Decía estas palabras: La fundé porque la Virgen siempre me ha tratado con mucho cariño y me inspiró el fundarla cuando más falta le hacía a la Patria, para que fuera el arca santa donde estuvieran depositadas las esencias del heroísmo y de la disciplina, para abrirla cuando hiciera falta (…).

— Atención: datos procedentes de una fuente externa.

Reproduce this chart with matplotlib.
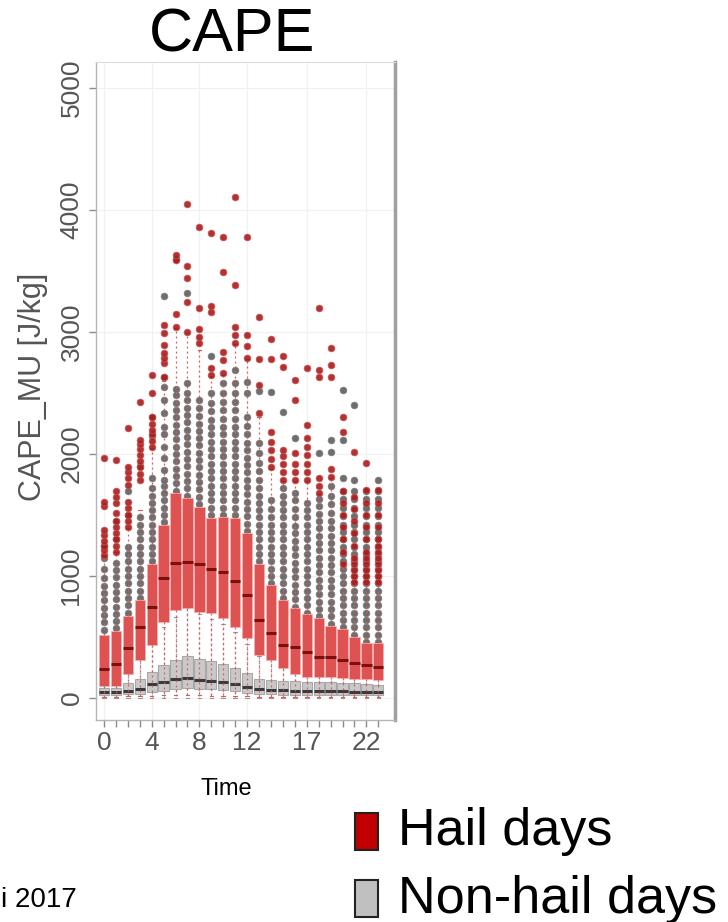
import matplotlib
matplotlib.use('Agg')
import matplotlib.pyplot as plt
from matplotlib.patches import Rectangle

plt.rcParams['font.family'] = ['Liberation Sans', 'DejaVu Sans']

# ---------------- data ----------------
hours = list(range(24))
xtick_pos = [0, 4, 8, 12, 17, 22]
xtick_labels = ['0', '4', '8', '12', '17', '22']
ytick_pos = [0, 1000, 2000, 3000, 4000, 5000]
ytick_labels = ['0', '1000', '2000', '3000', '4000', '5000']

# Hail days (red)
hail_q1 = [100, 100, 197, 311, 434, 626, 721, 735, 708, 694, 653, 585,
           489, 352, 311, 243, 197, 175, 175, 175, 161, 153, 153, 148]
hail_med = [238, 276, 407, 585, 749, 986, 1109, 1117, 1095, 1054, 1035, 962,
            844, 639, 530, 434, 415, 380, 339, 339, 311, 284, 270, 257]
hail_q3 = [520, 549, 675, 803, 1098, 1418, 1683, 1639, 1568, 1473, 1481, 1475,
           1350, 1098, 926, 803, 735, 685, 653, 590, 563, 503, 448, 448]
hail_lo = [10, 10, 15, 15, 20, 25, 25, 25, 25, 20, 20, 15,
           15, 10, 10, 10, 10, 10, 10, 10, 10, 10, 10, 10]
hail_hi = [1150, 1200, 1390, 1540, 2050, 2600, 3030, 2990, 2850, 2640, 2650, 2900,
           2780, 2300, 1880, 1780, 1780, 1780, 1670, 1800, 1090, 940, 940, 940]
hail_out = [
    [1170, 1210, 1250, 1290, 1340, 1380, 1570, 1610, 1967],
    [1200, 1250, 1300, 1350, 1400, 1450, 1520, 1600, 1650, 1700, 1951],
    [1400, 1450, 1500, 1560, 1610, 1750, 1800, 1850, 1890, 2213],
    [1790, 1840, 1890, 1940, 1990, 2040, 2080, 2115, 2426],
    [2060, 2110, 2160, 2200, 2250, 2300, 2500, 2648],
    [2631, 2746, 2790, 2828, 2893, 2992, 3057],
    [3041, 3148, 3590, 3631],
    [3000, 3246, 3443, 3541, 4049],
    [2910, 2960, 3025, 3197, 3861],
    [2648, 2705, 3164, 3213, 3811],
    [2664, 2770, 2836, 3492, 3779],
    [2910, 2975, 3041, 3385, 4107],
    [2787, 2885, 2975, 3779],
    [2336, 2566, 2779, 3123],
    [1893, 1960, 2030, 2098, 2180, 2779, 2943],
    [1787, 1850, 1920, 1980, 2033, 2713, 2803],
    [1787, 1850, 1920, 2008, 2443, 2607],
    [1787, 1850, 1920, 1990, 2060, 2130, 2238, 2705],
    [1680, 1740, 1800, 2631, 2690, 3197],
    [1811, 1880, 2631, 2730, 2869],
    [1100, 1200, 1300, 1400, 1500, 1600, 1700, 2180, 2303],
    [950, 1000, 1050, 1100, 1150, 1250, 1350, 1450, 1550, 1650, 2016],
    [950, 1000, 1050, 1100, 1150, 1200, 1300, 1400, 1500, 1600, 1705, 1926],
    [950, 1000, 1050, 1100, 1150, 1200, 1250, 1300, 1400, 1500, 1600, 1705],
]

# Non-hail days (grey)
nh_q1 = [25, 25, 30, 35, 50, 60, 75, 80, 75, 70, 65, 55,
         45, 35, 30, 28, 28, 25, 25, 25, 25, 25, 25, 25]
nh_med = [47, 50, 55, 75, 112, 135, 156, 161, 150, 140, 130, 115,
          93, 70, 66, 62, 60, 58, 56, 55, 55, 52, 50, 48]
nh_q3 = [79, 85, 120, 160, 216, 270, 311, 344, 320, 300, 280, 250,
         202, 160, 148, 140, 140, 135, 130, 128, 125, 120, 115, 110]
nh_lo = [0, 0, 0, 0, 0, 0, 0, 0, 0, 0, 0, 0,
         0, 0, 0, 0, 0, 0, 0, 0, 0, 0, 0, 0]
nh_hi = [160, 175, 255, 350, 460, 585, 665, 740, 690, 650, 605, 540,
         440, 345, 325, 310, 310, 300, 290, 285, 275, 265, 250, 240]
nh_out = [
    [560, 620, 680, 740, 800, 860, 920, 980, 1060, 1150, 1250],
    [570, 630, 690, 750, 810, 870, 930, 990, 1050, 1110, 1300, 1450],
    [700, 760, 820, 880, 940, 1000, 1060, 1120, 1180, 1240, 1500, 1700],
    [820, 880, 940, 1000, 1060, 1120, 1180, 1240, 1300, 1360, 1420, 1480, 1900],
    [1120, 1180, 1240, 1300, 1360, 1420, 1480, 1540, 1600, 1660, 1720, 1800, 2150, 2300],
    [1440, 1500, 1560, 1620, 1680, 1740, 1790, 1870, 1970, 2060, 2160, 2220, 2340,
     2440, 2550, 2630, 3295],
    [1700, 1760, 1820, 1880, 1940, 2000, 2060, 2120, 2180, 2240, 2300, 2360, 2420,
     2480, 2530, 3600],
    [1660, 1720, 1780, 1840, 1900, 1960, 2020, 2080, 2140, 2200, 2260, 2320, 2380,
     2440, 2500, 2580, 3320],
    [1590, 1650, 1710, 1770, 1830, 1890, 1950, 2010, 2070, 2130, 2190, 2250, 2310,
     2380, 2440],
    [1500, 1560, 1620, 1680, 1740, 1800, 1860, 1920, 1980, 2040, 2100, 2160, 2220,
     2280, 2350, 2420, 2500, 2800],
    [1500, 1560, 1620, 1680, 1740, 1800, 1860, 1920, 1980, 2040, 2100, 2160, 2220,
     2290, 2360, 2430, 2500, 2580],
    [1500, 1560, 1620, 1680, 1740, 1800, 1860, 1920, 1980, 2040, 2100, 2160, 2220,
     2290, 2360, 2430, 2500, 2580, 2690],
    [1370, 1430, 1490, 1550, 1610, 1670, 1730, 1790, 1850, 1910, 1970, 2030, 2090,
     2160, 2230, 2300, 2500, 2590],
    [1120, 1180, 1240, 1300, 1360, 1420, 1480, 1540, 1600, 1660, 1720, 1790, 1860,
     1930, 2010, 2090, 2520],
    [940, 1000, 1060, 1120, 1180, 1240, 1300, 1360, 1420, 1480, 1550, 1620, 2508],
    [820, 880, 940, 1000, 1060, 1120, 1180, 1240, 1300, 1360, 1420, 1480, 1540,
     1600, 1660, 1720, 2344],
    [750, 810, 870, 930, 990, 1050, 1110, 1170, 1230, 1290, 1350, 1410, 1480,
     1550, 1620, 1680, 2131],
    [700, 760, 820, 880, 940, 1000, 1060, 1120, 1180, 1240, 1300, 1360, 1420,
     1480, 1540, 1600],
    [670, 730, 790, 850, 910, 970, 1030, 1090, 1150, 1210, 1270, 1330, 1390,
     1450, 1510, 1570, 1630, 2008],
    [610, 670, 730, 790, 850, 910, 970, 1030, 1090, 1150, 1210, 1270, 1330,
     1390, 1450, 1520, 1590, 1660, 1740, 2016, 2115],
    [580, 640, 700, 760, 820, 880, 940, 1000, 1060, 1120, 1180, 1240, 1300,
     1360, 1420, 1490, 1560, 1630, 1700, 1800, 2115, 2525],
    [520, 580, 640, 700, 760, 820, 880, 940, 1000, 1060, 1120, 1180, 1240,
     1300, 1360, 1420, 1490, 1560, 1630, 1700, 1787, 2402],
    [460, 520, 580, 640, 700, 760, 820, 880, 940, 1000, 1060, 1120, 1180,
     1240, 1300, 1360, 1420, 1490, 1560, 1630, 1700],
    [460, 520, 580, 640, 700, 760, 820, 880, 940, 1000, 1060, 1120, 1180,
     1240, 1300, 1360, 1420, 1490, 1560, 1630, 1700, 1787],
]

legend_labels = ['Hail days', 'Non-hail days']
legend_colors = ['#c00000', '#c0c0c0']

# ---------------- figure ----------------
W, H = 728, 922
fig = plt.figure(figsize=(W / 100, H / 100), dpi=100)
ax = fig.add_axes([96 / W, 1 - 720 / H, (395 - 96) / W, (720 - 62) / H])


def build(q1, med, q3, lo, hi, out):
    return [dict(q1=q1[i], med=med[i], q3=q3[i], whislo=lo[i], whishi=hi[i],
                 fliers=out[i]) for i in range(len(q1))]


nh_stats = build(nh_q1, nh_med, nh_q3, nh_lo, nh_hi, nh_out)
hail_stats = build(hail_q1, hail_med, hail_q3, hail_lo, hail_hi, hail_out)

ax.bxp(nh_stats, positions=hours, widths=0.86, patch_artist=True,
       manage_ticks=False, zorder=2,
       boxprops=dict(facecolor='#c9c9c9', edgecolor='#a8a8a8', linewidth=0.8),
       medianprops=dict(color='#3a3a3a', linewidth=2.2),
       whiskerprops=dict(color='#9a9a9a', linewidth=0.9, linestyle=(0, (1.5, 2.5))),
       capprops=dict(color='#9a9a9a', linewidth=0.8), capwidths=0.3,
       flierprops=dict(marker='o', markersize=4.8, markerfacecolor='#555555',
                       markeredgecolor='#7a7a7a', markeredgewidth=0.6, alpha=0.85))

ax.bxp(hail_stats, positions=hours, widths=0.86, patch_artist=True,
       manage_ticks=False, zorder=3,
       boxprops=dict(facecolor='#de5252', edgecolor='#f3b0b0', linewidth=0.6),
       medianprops=dict(color='#7d0f0f', linewidth=2.2),
       whiskerprops=dict(color='#d85a5a', linewidth=0.9, linestyle=(0, (1.5, 2.5))),
       capprops=dict(color='#d85a5a', linewidth=0.8), capwidths=0.3,
       flierprops=dict(marker='o', markersize=4.8, markerfacecolor='#a81c1c',
                       markeredgecolor='#cc5050', markeredgewidth=0.6, alpha=0.9))

ax.set_xlim(-0.67, 24.4)
ax.set_ylim(-180, 5213)

ax.set_yticks(ytick_pos)
ax.set_yticklabels(ytick_labels, rotation=90, va='center')
ax.set_xticks(xtick_pos)
ax.set_xticklabels(xtick_labels)
ax.set_xticks(hours, minor=True)
ax.tick_params(axis='both', which='both', direction='out', length=5,
               color='#8c8c8c', width=1.0, labelcolor='#555555', labelsize=19)
ax.tick_params(axis='x', which='major', pad=3)
ax.tick_params(axis='y', which='major', pad=4)

ax.grid(True, which='major', color='#f1f1f1', linewidth=0.9, zorder=0)
ax.set_axisbelow(True)

for side in ['left', 'bottom']:
    ax.spines[side].set_color('#b5b5b5')
    ax.spines[side].set_linewidth(1.0)
ax.spines['top'].set_color('#dcdcdc')
ax.spines['top'].set_linewidth(0.8)
ax.spines['right'].set_color('#a0a0a0')
ax.spines['right'].set_linewidth(2.5)

# titles / labels
fig.text(232 / W, 1 - 36 / H, 'CAPE', ha='center', va='center', fontsize=44,
         color='black')
fig.text(33 / W, 1 - 387 / H, 'CAPE_MU [J/kg]', ha='center', va='center',
         rotation=90, fontsize=22, color='#555555')
fig.text(226 / W, 1 - 789 / H, 'Time', ha='center', va='center', fontsize=17,
         color='black')
fig.text(1 / W, 1 - 900 / H, 'i 2017', ha='left', va='center', fontsize=20,
         color='black')

# legend
sq_y = [813, 880]
for lab, col, y0 in zip(legend_labels, legend_colors, sq_y):
    fig.patches.append(Rectangle((355 / W, 1 - (y0 + 37) / H), 23 / W, 37 / H,
                                 transform=fig.transFigure, facecolor=col,
                                 edgecolor='#222222', linewidth=1.5))
    fig.text(398 / W, 1 - (y0 + 19) / H, lab, ha='left', va='center',
             fontsize=37.5, color='black')

fig.savefig('out.png', dpi=100)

Amo a nuestras Fuerzas Armadas como Rubén Darío decía que amaba a España: De conciencia, obra y deseo. El soldado español no tiene parangón en ningún rincón del mundo. Y esto no es en sentido figurado; los hechos, las victorias, los sacrificios hasta el extremo... incluso las derrotas, ahí están para ser comparadas con precisión matemática con cualquier nación del orbe. Son valores imbricados en las gentes de España y que no pueden explicarse con racionalidad, sino pensando que algo tendrán nuestra tierra, nuestro aire y nuestro sol, para insuflar en los españoles esa savia poderosa que, llegado el momento, no teme ser desparramada por la tierra que la creó.
No es cuestión de influjos de otras culturas; es tener muy metido en el alma que se anhela el descanso en el sacro útero de la Patria para defender su integridad, su independencia, su glorioso pasado y revestirla con reverdecidos laureles. Valores elevados a la enésima potencia cuando cuerpo y alma son revestidos con el uniforme de una milicia que es capaz de darlo todo, sin pedir nada a cambio.
Pero la clave de la Legión, de su espíritu, de la sublimación de los valores militares en una mística inigualable nacen de aquellas palabras de Millán Astray. Lo natural, se eleva a sobrenatural; los valores se transmutan en espíritus de un Credo que es profesión de fe legionaria.
Declaración dogmática de un ser señero e indómito, que acrisola en horno de vivísimo fuego todos unos valores de por sí sublimes, para llevarlos a la divinización del espíritu militar. Y es que el legionario, se somete a su Credo y, por ello, la Legión - desde el hombre solo, hasta ella entera- es una religión sin igual que hasta deja empobrecida a la religión de hombres honrados que, magistralmente, cantara Calderón.
España es un templo construido con sillares de honor; con campanas que tañen sus glorias a los aires del mundo entero; capillas en cuyos altares refulgen el heroísmo, el valor, la fe ciega, la disciplina, la obediencia y la entrega hasta de la propia vida.
Pero como en todos los templos existe un espacio de honor; el sancta sanctorum: el sagrario donde se guarda la esencia y lo más sublime de la fe del pueblo. Y en la puerta del sagrario español -revestido con el conopeo rojo y gualda- hay grabados un arcabuz, una ballesta y una pica porque dentro de él están el cuerpo, la sangre y el alma de España que aquí los llamamos Legión.
Aún estoy recuperándome de la intervención que mencioné y la Providencia -pues yo no creo en las casualidades- ha querido que concluya este artículo el día en que el Cristo de la Buena Muerte ha ordenado que se presente ante Él la hija de nuestro fundador, la entrañable Peregrina que llevaba en sus entrañas la misma sangre del que dio vida a lo que por mucho que se escriba, nunca podrá ser descrito con la fiabilidad de un cálculo exacto, porque lo que nace del espíritu, es espíritu. Se van las últimas gotas de sangre terrenales de quién alumbró un inefable modo de ser por España.
Queda, por el contrario, en desbocado torrente, la sangre de diez mil muertos legionarios guardada en el sagrario de la Patria y oculta a nuestra vista bajo la apariencia de un gorrillo legionario.
Arrodillémonos ante él para que nos enseñe in perpetuum la forma en que hay que vivir y morir por España.